▼▼▼
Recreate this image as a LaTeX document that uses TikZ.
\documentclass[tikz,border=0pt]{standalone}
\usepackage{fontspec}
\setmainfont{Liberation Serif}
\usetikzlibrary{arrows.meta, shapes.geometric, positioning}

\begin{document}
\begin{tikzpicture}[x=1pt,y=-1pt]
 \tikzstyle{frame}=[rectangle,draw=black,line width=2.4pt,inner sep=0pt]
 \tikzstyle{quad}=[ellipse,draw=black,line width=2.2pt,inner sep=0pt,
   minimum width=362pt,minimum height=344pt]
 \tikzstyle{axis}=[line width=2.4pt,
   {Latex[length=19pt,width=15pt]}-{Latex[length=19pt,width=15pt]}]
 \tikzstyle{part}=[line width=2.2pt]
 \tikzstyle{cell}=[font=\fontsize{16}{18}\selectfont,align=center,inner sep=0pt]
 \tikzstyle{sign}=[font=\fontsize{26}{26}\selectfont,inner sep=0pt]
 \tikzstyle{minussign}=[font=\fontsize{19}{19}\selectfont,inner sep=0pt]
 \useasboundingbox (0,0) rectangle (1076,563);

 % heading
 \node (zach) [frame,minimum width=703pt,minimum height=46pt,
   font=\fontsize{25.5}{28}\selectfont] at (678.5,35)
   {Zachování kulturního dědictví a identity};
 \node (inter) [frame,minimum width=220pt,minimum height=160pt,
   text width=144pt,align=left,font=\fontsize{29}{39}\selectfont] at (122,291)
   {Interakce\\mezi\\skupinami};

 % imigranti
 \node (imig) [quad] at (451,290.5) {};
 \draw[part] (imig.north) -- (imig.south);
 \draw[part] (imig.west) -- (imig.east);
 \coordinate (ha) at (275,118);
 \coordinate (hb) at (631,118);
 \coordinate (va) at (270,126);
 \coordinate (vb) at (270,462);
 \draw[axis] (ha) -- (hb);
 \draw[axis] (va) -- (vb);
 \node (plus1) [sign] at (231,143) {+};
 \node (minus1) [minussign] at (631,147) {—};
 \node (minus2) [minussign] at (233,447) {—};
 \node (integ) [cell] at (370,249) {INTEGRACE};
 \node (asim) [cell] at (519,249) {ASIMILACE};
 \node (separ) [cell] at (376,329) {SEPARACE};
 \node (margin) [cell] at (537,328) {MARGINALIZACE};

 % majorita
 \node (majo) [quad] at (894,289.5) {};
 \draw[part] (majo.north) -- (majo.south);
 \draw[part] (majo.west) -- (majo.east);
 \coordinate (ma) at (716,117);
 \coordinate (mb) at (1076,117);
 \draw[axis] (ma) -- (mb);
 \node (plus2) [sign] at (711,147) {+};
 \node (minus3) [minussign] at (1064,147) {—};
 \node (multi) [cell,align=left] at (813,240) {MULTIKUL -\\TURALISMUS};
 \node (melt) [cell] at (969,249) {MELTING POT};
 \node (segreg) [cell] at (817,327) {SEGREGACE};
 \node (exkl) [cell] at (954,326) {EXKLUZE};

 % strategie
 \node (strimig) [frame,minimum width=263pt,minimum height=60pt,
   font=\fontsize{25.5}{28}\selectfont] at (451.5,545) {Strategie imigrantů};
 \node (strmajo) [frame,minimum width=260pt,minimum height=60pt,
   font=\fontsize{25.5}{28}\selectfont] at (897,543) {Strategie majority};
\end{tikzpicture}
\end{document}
▲▲▲
Your instructions
Write out all the data again, exactly as it appears.

Task solution
Recreate this image as a LaTeX document that uses TikZ.
\documentclass[tikz,border=0pt]{standalone}
\usepackage{fontspec}
\setmainfont{Liberation Serif}
\usetikzlibrary{arrows.meta, shapes.geometric, positioning}

\begin{document}
\begin{tikzpicture}[x=1pt,y=-1pt]
 \tikzstyle{frame}=[rectangle,draw=black,line width=2.4pt,inner sep=0pt]
 \tikzstyle{quad}=[ellipse,draw=black,line width=2.2pt,inner sep=0pt,
   minimum width=362pt,minimum height=344pt]
 \tikzstyle{axis}=[line width=2.4pt,
   {Latex[length=19pt,width=15pt]}-{Latex[length=19pt,width=15pt]}]
 \tikzstyle{part}=[line width=2.2pt]
 \tikzstyle{cell}=[font=\fontsize{16}{18}\selectfont,align=center,inner sep=0pt]
 \tikzstyle{sign}=[font=\fontsize{26}{26}\selectfont,inner sep=0pt]
 \tikzstyle{minussign}=[font=\fontsize{19}{19}\selectfont,inner sep=0pt]
 \useasboundingbox (0,0) rectangle (1076,563);

 % heading
 \node (zach) [frame,minimum width=703pt,minimum height=46pt,
   font=\fontsize{25.5}{28}\selectfont] at (678.5,35)
   {Zachování kulturního dědictví a identity};
 \node (inter) [frame,minimum width=220pt,minimum height=160pt,
   text width=144pt,align=left,font=\fontsize{29}{39}\selectfont] at (122,291)
   {Interakce\\mezi\\skupinami};

 % imigranti
 \node (imig) [quad] at (451,290.5) {};
 \draw[part] (imig.north) -- (imig.south);
 \draw[part] (imig.west) -- (imig.east);
 \coordinate (ha) at (275,118);
 \coordinate (hb) at (631,118);
 \coordinate (va) at (270,126);
 \coordinate (vb) at (270,462);
 \draw[axis] (ha) -- (hb);
 \draw[axis] (va) -- (vb);
 \node (plus1) [sign] at (231,143) {+};
 \node (minus1) [minussign] at (631,147) {—};
 \node (minus2) [minussign] at (233,447) {—};
 \node (integ) [cell] at (370,249) {INTEGRACE};
 \node (asim) [cell] at (519,249) {ASIMILACE};
 \node (separ) [cell] at (376,329) {SEPARACE};
 \node (margin) [cell] at (537,328) {MARGINALIZACE};

 % majorita
 \node (majo) [quad] at (894,289.5) {};
 \draw[part] (majo.north) -- (majo.south);
 \draw[part] (majo.west) -- (majo.east);
 \coordinate (ma) at (716,117);
 \coordinate (mb) at (1076,117);
 \draw[axis] (ma) -- (mb);
 \node (plus2) [sign] at (711,147) {+};
 \node (minus3) [minussign] at (1064,147) {—};
 \node (multi) [cell,align=left] at (813,240) {MULTIKUL -\\TURALISMUS};
 \node (melt) [cell] at (969,249) {MELTING POT};
 \node (segreg) [cell] at (817,327) {SEGREGACE};
 \node (exkl) [cell] at (954,326) {EXKLUZE};

 % strategie
 \node (strimig) [frame,minimum width=263pt,minimum height=60pt,
   font=\fontsize{25.5}{28}\selectfont] at (451.5,545) {Strategie imigrantů};
 \node (strmajo) [frame,minimum width=260pt,minimum height=60pt,
   font=\fontsize{25.5}{28}\selectfont] at (897,543) {Strategie majority};
\end{tikzpicture}
\end{document}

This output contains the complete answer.